PROBLEM TO WORK ON: Transcribe the entries that follow exactly as they appear, minus pictures.
## begin SUPPLIED MATERIAL
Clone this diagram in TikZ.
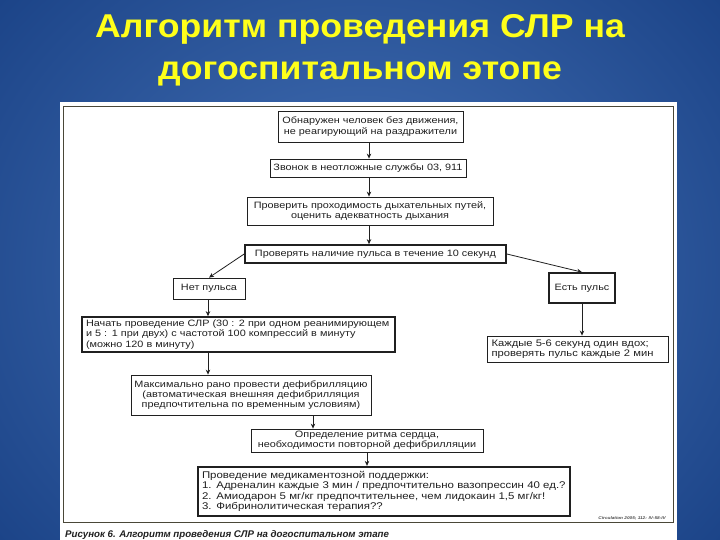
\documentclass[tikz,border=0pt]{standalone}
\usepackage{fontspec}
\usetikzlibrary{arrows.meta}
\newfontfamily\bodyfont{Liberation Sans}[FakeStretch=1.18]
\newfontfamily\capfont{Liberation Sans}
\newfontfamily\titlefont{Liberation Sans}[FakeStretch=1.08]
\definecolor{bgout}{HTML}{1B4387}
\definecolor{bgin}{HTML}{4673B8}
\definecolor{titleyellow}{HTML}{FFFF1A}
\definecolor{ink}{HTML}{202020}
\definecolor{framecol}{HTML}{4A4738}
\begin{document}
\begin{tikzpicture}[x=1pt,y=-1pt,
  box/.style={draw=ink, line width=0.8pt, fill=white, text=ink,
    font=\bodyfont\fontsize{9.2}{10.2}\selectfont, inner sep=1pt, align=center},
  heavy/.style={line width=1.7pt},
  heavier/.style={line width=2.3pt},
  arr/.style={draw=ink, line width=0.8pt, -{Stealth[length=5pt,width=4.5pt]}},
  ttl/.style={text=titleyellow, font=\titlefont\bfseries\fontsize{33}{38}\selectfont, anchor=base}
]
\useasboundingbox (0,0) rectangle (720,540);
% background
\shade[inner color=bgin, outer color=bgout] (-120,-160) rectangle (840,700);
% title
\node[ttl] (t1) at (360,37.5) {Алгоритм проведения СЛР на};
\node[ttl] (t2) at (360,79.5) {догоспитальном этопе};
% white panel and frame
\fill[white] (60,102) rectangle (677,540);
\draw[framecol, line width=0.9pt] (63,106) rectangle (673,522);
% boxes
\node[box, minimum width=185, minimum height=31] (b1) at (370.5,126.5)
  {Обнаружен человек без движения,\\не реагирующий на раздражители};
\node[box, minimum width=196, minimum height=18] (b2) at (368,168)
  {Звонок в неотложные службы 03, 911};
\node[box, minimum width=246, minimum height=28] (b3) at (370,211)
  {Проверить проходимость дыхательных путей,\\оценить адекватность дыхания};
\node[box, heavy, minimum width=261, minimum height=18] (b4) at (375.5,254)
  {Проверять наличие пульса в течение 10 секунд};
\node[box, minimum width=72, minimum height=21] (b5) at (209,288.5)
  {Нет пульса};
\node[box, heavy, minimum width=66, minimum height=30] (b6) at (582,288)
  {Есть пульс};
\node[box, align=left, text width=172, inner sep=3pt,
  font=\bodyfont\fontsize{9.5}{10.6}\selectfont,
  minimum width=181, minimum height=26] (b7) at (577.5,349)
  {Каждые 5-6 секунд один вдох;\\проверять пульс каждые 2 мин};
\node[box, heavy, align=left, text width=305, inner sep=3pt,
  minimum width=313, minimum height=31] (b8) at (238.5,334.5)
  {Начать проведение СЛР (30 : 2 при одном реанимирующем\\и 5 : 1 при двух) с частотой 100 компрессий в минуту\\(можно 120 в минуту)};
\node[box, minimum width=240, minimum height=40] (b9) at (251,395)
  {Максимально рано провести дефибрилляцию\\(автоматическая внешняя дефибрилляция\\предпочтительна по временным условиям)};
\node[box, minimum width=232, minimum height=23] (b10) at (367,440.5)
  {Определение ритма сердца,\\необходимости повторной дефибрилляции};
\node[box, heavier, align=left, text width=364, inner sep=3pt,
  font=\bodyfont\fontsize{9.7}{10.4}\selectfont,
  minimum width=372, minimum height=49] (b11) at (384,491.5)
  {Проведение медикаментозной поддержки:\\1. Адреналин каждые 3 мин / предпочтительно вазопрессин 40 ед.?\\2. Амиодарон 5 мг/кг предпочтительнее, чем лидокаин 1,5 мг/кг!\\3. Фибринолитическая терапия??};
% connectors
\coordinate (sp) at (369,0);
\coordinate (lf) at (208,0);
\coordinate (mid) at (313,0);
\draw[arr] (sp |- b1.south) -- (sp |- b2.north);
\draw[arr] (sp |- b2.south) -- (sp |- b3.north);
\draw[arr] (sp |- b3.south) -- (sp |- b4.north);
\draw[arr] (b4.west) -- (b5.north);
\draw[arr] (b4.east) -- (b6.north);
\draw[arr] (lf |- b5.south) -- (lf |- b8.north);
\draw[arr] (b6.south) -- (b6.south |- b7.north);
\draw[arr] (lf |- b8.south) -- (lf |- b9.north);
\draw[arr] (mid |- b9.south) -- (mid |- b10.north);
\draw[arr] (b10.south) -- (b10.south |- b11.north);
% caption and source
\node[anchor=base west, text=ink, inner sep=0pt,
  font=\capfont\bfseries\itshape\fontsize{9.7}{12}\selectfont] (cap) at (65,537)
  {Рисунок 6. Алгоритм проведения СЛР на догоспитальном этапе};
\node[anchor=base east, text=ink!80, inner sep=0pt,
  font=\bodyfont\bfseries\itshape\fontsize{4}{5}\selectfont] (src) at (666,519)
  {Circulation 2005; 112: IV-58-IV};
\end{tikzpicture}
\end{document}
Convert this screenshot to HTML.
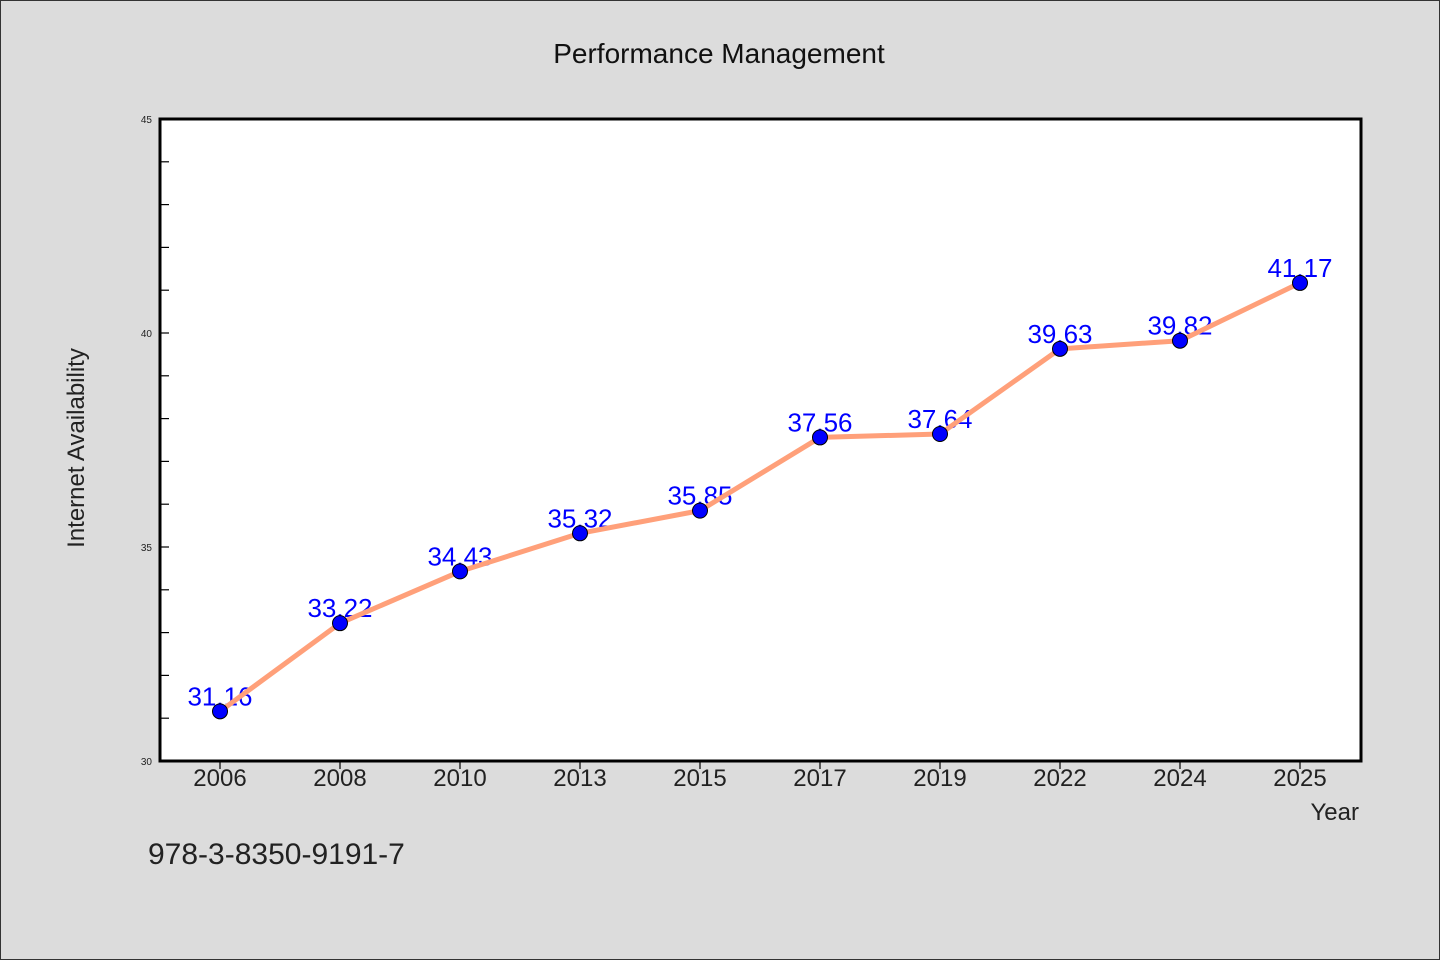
## end SUPPLIED MATERIAL
COMPLETE ANSWER:
Clone this diagram in TikZ.
\documentclass[tikz,border=0pt]{standalone}
\usepackage{fontspec}
\usetikzlibrary{arrows.meta}
\newfontfamily\bodyfont{Liberation Sans}[FakeStretch=1.18]
\newfontfamily\capfont{Liberation Sans}
\newfontfamily\titlefont{Liberation Sans}[FakeStretch=1.08]
\definecolor{bgout}{HTML}{1B4387}
\definecolor{bgin}{HTML}{4673B8}
\definecolor{titleyellow}{HTML}{FFFF1A}
\definecolor{ink}{HTML}{202020}
\definecolor{framecol}{HTML}{4A4738}
\begin{document}
\begin{tikzpicture}[x=1pt,y=-1pt,
  box/.style={draw=ink, line width=0.8pt, fill=white, text=ink,
    font=\bodyfont\fontsize{9.2}{10.2}\selectfont, inner sep=1pt, align=center},
  heavy/.style={line width=1.7pt},
  heavier/.style={line width=2.3pt},
  arr/.style={draw=ink, line width=0.8pt, -{Stealth[length=5pt,width=4.5pt]}},
  ttl/.style={text=titleyellow, font=\titlefont\bfseries\fontsize{33}{38}\selectfont, anchor=base}
]
\useasboundingbox (0,0) rectangle (720,540);
% background
\shade[inner color=bgin, outer color=bgout] (-120,-160) rectangle (840,700);
% title
\node[ttl] (t1) at (360,37.5) {Алгоритм проведения СЛР на};
\node[ttl] (t2) at (360,79.5) {догоспитальном этопе};
% white panel and frame
\fill[white] (60,102) rectangle (677,540);
\draw[framecol, line width=0.9pt] (63,106) rectangle (673,522);
% boxes
\node[box, minimum width=185, minimum height=31] (b1) at (370.5,126.5)
  {Обнаружен человек без движения,\\не реагирующий на раздражители};
\node[box, minimum width=196, minimum height=18] (b2) at (368,168)
  {Звонок в неотложные службы 03, 911};
\node[box, minimum width=246, minimum height=28] (b3) at (370,211)
  {Проверить проходимость дыхательных путей,\\оценить адекватность дыхания};
\node[box, heavy, minimum width=261, minimum height=18] (b4) at (375.5,254)
  {Проверять наличие пульса в течение 10 секунд};
\node[box, minimum width=72, minimum height=21] (b5) at (209,288.5)
  {Нет пульса};
\node[box, heavy, minimum width=66, minimum height=30] (b6) at (582,288)
  {Есть пульс};
\node[box, align=left, text width=172, inner sep=3pt,
  font=\bodyfont\fontsize{9.5}{10.6}\selectfont,
  minimum width=181, minimum height=26] (b7) at (577.5,349)
  {Каждые 5-6 секунд один вдох;\\проверять пульс каждые 2 мин};
\node[box, heavy, align=left, text width=305, inner sep=3pt,
  minimum width=313, minimum height=31] (b8) at (238.5,334.5)
  {Начать проведение СЛР (30 : 2 при одном реанимирующем\\и 5 : 1 при двух) с частотой 100 компрессий в минуту\\(можно 120 в минуту)};
\node[box, minimum width=240, minimum height=40] (b9) at (251,395)
  {Максимально рано провести дефибрилляцию\\(автоматическая внешняя дефибрилляция\\предпочтительна по временным условиям)};
\node[box, minimum width=232, minimum height=23] (b10) at (367,440.5)
  {Определение ритма сердца,\\необходимости повторной дефибрилляции};
\node[box, heavier, align=left, text width=364, inner sep=3pt,
  font=\bodyfont\fontsize{9.7}{10.4}\selectfont,
  minimum width=372, minimum height=49] (b11) at (384,491.5)
  {Проведение медикаментозной поддержки:\\1. Адреналин каждые 3 мин / предпочтительно вазопрессин 40 ед.?\\2. Амиодарон 5 мг/кг предпочтительнее, чем лидокаин 1,5 мг/кг!\\3. Фибринолитическая терапия??};
% connectors
\coordinate (sp) at (369,0);
\coordinate (lf) at (208,0);
\coordinate (mid) at (313,0);
\draw[arr] (sp |- b1.south) -- (sp |- b2.north);
\draw[arr] (sp |- b2.south) -- (sp |- b3.north);
\draw[arr] (sp |- b3.south) -- (sp |- b4.north);
\draw[arr] (b4.west) -- (b5.north);
\draw[arr] (b4.east) -- (b6.north);
\draw[arr] (lf |- b5.south) -- (lf |- b8.north);
\draw[arr] (b6.south) -- (b6.south |- b7.north);
\draw[arr] (lf |- b8.south) -- (lf |- b9.north);
\draw[arr] (mid |- b9.south) -- (mid |- b10.north);
\draw[arr] (b10.south) -- (b10.south |- b11.north);
% caption and source
\node[anchor=base west, text=ink, inner sep=0pt,
  font=\capfont\bfseries\itshape\fontsize{9.7}{12}\selectfont] (cap) at (65,537)
  {Рисунок 6. Алгоритм проведения СЛР на догоспитальном этапе};
\node[anchor=base east, text=ink!80, inner sep=0pt,
  font=\bodyfont\bfseries\itshape\fontsize{4}{5}\selectfont] (src) at (666,519)
  {Circulation 2005; 112: IV-58-IV};
\end{tikzpicture}
\end{document}
Convert this screenshot to HTML.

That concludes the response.